What it actually tries to do is put the power and responsibility into the hands of those who are best capable of wielding it and those who are accountable respectively, to remove the traditional blame storm that comes at the end of a project when the Sponsor blames the developers for building the wrong thing and the developers the Sponsor for telling them to.

Generally the fatal error made by all Project Owners is they say what they want you to do not what they are trying to achieve which inevitably leads to project failure as the developers do exactly what they are told not what they know they should. As a developer and project manager I've lost count of the number of times I've said or heard someone in a development team say "Tell us the problem you're trying to solve, not what you want us to do!".

The point of Agile is to go with short sharp iterations that allow you to change direction quickly and easily to get around unforeseen issues. No plan of battle survives first contact with the enemy so the best way to deal with that is to be able to change your plan at short notice and allow the people on the ground to decide how best to get around an obstacle. By allowing the right people to make decisions to reach an outcome rather than defining the steps to get there up front, you get the right solution and this is what Agile allows you to do

So we all started using Agile and lived happily ever after.

Unfortunately it's not that simple...

Thursday, 25 August 2011

The search for something better

Consider a special kind of hell where the demons inflicting the torture suffer as much as the souls damned to receive them. Where every strip of flayed skin and pinch of salt on exposed flesh can be felt by both but the demon is driven to continue regardless.

This is Waterfall

I've used cricket bats, electric chairs, semi-sentient auto cannons and talk back radio. I've threatened the lives of children and made people sign contracts to hand over their firstborn. My army of the night has grown to the point where it can threaten the world. Some or all of these methods used to be required to get projects over the line and in my darker times I actually enjoyed it but let me tell you, it gets tiring trying to think up new ways to inflict pain no matter what anyone says.

When I was introduced to Agile project methodology it was like a shining light in the darkness. A beacon for all my brothers and sisters, the demons and the sinners both.

"My gods!" I cried. "It's so obvious. Why have I lived this way for so long?!" as I inserted a red hot spike into yet another developer's orifice for the crime of not moving an image three pixels to the left fast enough, Satan himself howling that the yellow wasn't yellow enough and he preferred the design he drew on the napkin three months ago.

It was then that my journey truly began.


Wednesday, 24 August 2011

Project Management

"Doc, as a Project Manager I am responsible for everything and in control of nothing.

Think about that and let me know if you still think my current blood pressure readings are related to my diet, all things considered..."

As a PM you are held accountable for the success or failure of something that you have no direct control over and can only influence through threats or bribes or a combination of the two.

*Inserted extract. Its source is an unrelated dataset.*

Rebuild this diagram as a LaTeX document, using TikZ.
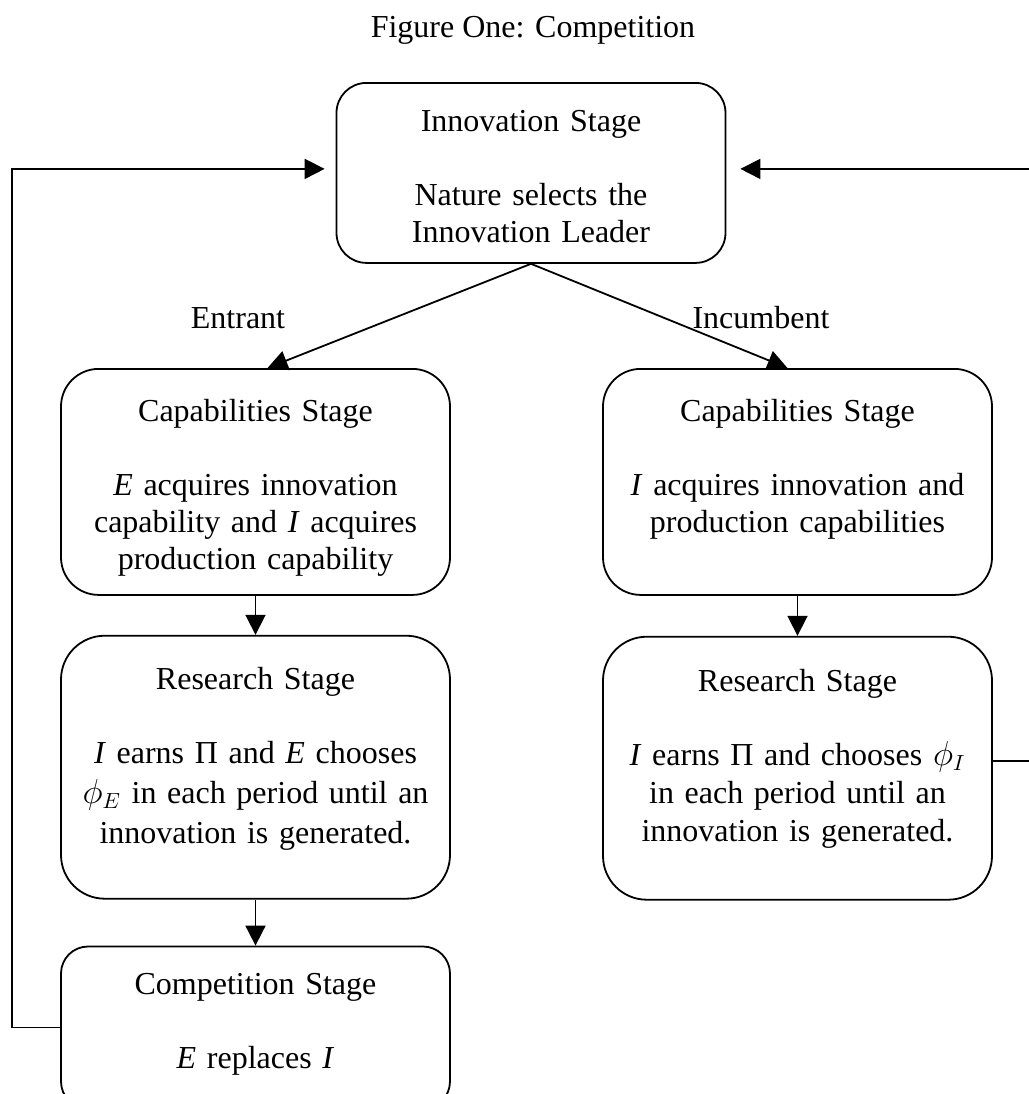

Imagine being strapped in a seat at the back of a plane's cockpit. You can see the ground coming up alarmingly fast, you're yelling at the pilot, pleading with him to pull up but he ignores you.

You beg, promise your weight in gold, priceless jewels but get no response. You threaten to inflict slow torture and painful death to him and all he loves.

Still nothing.

You offer your soul for eternity if he just lifts the stick and pulls you all out of the imminent catastrophe.

Finally exhausted you slump back hoping against hope that you've got through to him.

The pilot gets up, walks past you and exits the cockpit. He shags one of the stewardesses, flicks you a spiderman before parachuting to safety, hopping in another plane and taking off.

The plane crashes horribly with hundreds killed but you amazingly survive.

While being stretchered to an ambulance there's a crowd of onlookers screaming. They want your head, the crash was all your fault, why didn't you do something!